Alviona · 18/07/2021 16:46

Just trying to work out how to take rose cuttings and came across this:

He says (at 1:28) something like, "When we went to the nursery, we wanted old-fashioned ones, not anything new that's copyrighted, that we couldn't take cuttings from..."

Can this be correct?

OP posts:
Flaunch · 18/07/2021 16:49

Of course you can. Rose breeders like David Austin protect their rights to their plants and unauthorised propagation is illegal.

Cocomarine · 18/07/2021 16:51

Not a lawyer.
Don’t see why not.
A naturally occurring flower - no.
A variety that a horticulturist has spent time with multi-generational cross breeding* - why not?

*breeding sounds like the wrong word, but you know what I mean!

Lockheart · 18/07/2021 16:53

The briefest of Google searches would have told you that it is, and even how to do it...

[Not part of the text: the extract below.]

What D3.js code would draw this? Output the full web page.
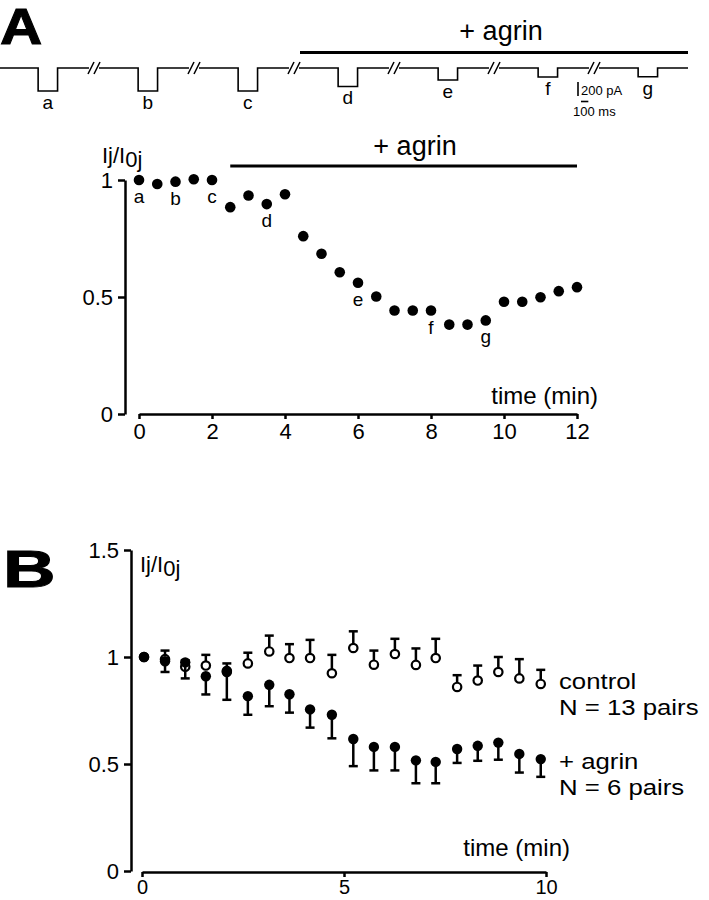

CuriousaboutSamphire · 18/07/2021 16:53

I know how this works in crafting, clothes making when a fabric has a tm, like that flowery stuff that is all a copy of 1950s fabric anyway

To use in your garden, should be fine.

To sell, hell no.

Streamside · 18/07/2021 17:31

Willow wands, woven pieces of Willow which are plaited together into a stick are copyrighted.